Strategy for the isolation of native dehydrogenases with potential for biosensor development from the organism Hyphomicrobium zavarzinii ZV580

Abstract

Dehydrogenases are interesting candidates for the development of electrochemical biosensors. Most dehydrogenases are characterised by a comparatively broad substrate spectrum, yet highly specific enzymes exist as well. A specific formaldehyde dehydrogenase has, e.g., been described for the organism Hyphomicrobium zavarzinii ZV580. Isolation of enzymes from their natural source instead of a recombinant expression renders the isolation more challenging, as common tools such as affinity tags are no longer available. In this contribution, we develop chromatographic procedures for such isolation tasks. The previously described formaldehyde dehydrogenase was isolated by two procedures, one based on affinity chromatography, the other on hydroxyapatite. Neither procedure yielded an active enzyme. In addition two dehydrogenases, a formaldehyde and a methylamine dehydrogenase, were found in the cell free extract, which had not been described previously. Both enzymes could be isolated to near purity by a sequence of hydroxyapatite and anion exchange chromatography.
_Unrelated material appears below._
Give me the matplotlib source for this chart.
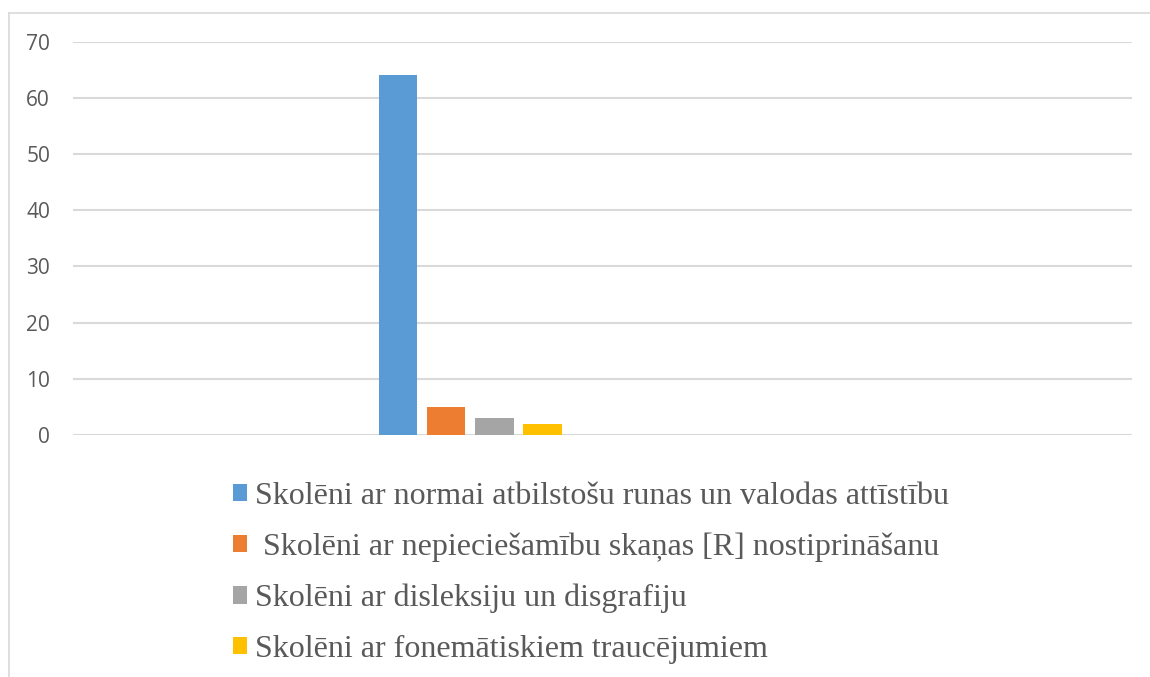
import numpy as np
import matplotlib
matplotlib.use('Agg')
import matplotlib.pyplot as plt
from matplotlib.lines import Line2D

# Data
series_labels = [
    "Skolēni ar normai atbilstošu runas un valodas attīstību",
    " Skolēni ar nepieciešamību skaņas [R] nostiprināšanu",
    "Skolēni ar disleksiju un disgrafiju",
    "Skolēni ar fonemātiskiem traucējumiem",
]
series_values = [64, 5, 3, 2]
series_colors = ['#5B9BD5', '#ED7D31', '#A5A5A5', '#FFC000']
y_ticks = [0, 10, 20, 30, 40, 50, 60, 70]

W, H = 1150, 677
fig = plt.figure(figsize=(W / 100, H / 100), dpi=100)

# outer chart frame (only top and left edges visible)
fig.add_artist(Line2D([9 / W, 9 / W], [0, 1 - 12.5 / H], transform=fig.transFigure,
                      color='#d9d9d9', lw=1.2))
fig.add_artist(Line2D([9 / W, 1], [1 - 12.5 / H, 1 - 12.5 / H], transform=fig.transFigure,
                      color='#d9d9d9', lw=1.2))

left, right = 73 / W, 1132 / W
bottom, top = 1 - 435 / H, 1 - 41.5 / H
ax = fig.add_axes([left, bottom, right - left, top - bottom])

positions = np.arange(len(series_values))
for i, (lab, val, col) in enumerate(zip(series_labels, series_values, series_colors)):
    ax.bar(positions[i], val, width=0.8, color=col, label=lab, zorder=3)

ax.set_xlim(-6.74, 15.23)
ax.set_ylim(0, 70)
ax.set_yticks(y_ticks)
ax.set_xticks([])
ax.grid(axis='y', color='#d9d9d9', lw=1.5, zorder=0)
ax.set_axisbelow(True)
for s in ax.spines.values():
    s.set_visible(False)
ax.tick_params(axis='y', length=0, pad=16.5, labelsize=15, labelcolor='#595959')
for t in ax.get_yticklabels():
    t.set_fontfamily('Open Sans')

leg = fig.legend(loc='upper left', bbox_to_anchor=(233 / W, 1 - 482 / H),
                 frameon=False, ncol=1,
                 handlelength=0.45, handleheight=0.45, handletextpad=0.25,
                 labelspacing=0.68, borderaxespad=0, borderpad=0,
                 prop={'family': 'Liberation Serif', 'size': 23})
for t in leg.get_texts():
    t.set_color('#595959')

fig.savefig('out.png', dpi=100)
The new formaldehyde dehydrogenase requires reconstitution with calcium and pyrroloquinoline quinone in order to become active. The enzyme shows no cross-reactivity with methylamine or methanol. The methylamine dehydrogenase catalyses the conversion of methylamine into formaldehyde, hence it could become a technical catalyst for the inverse reaction. This enzyme consists of two types of subunit and may be one of the rare α,β-methylamine dehydrogenases.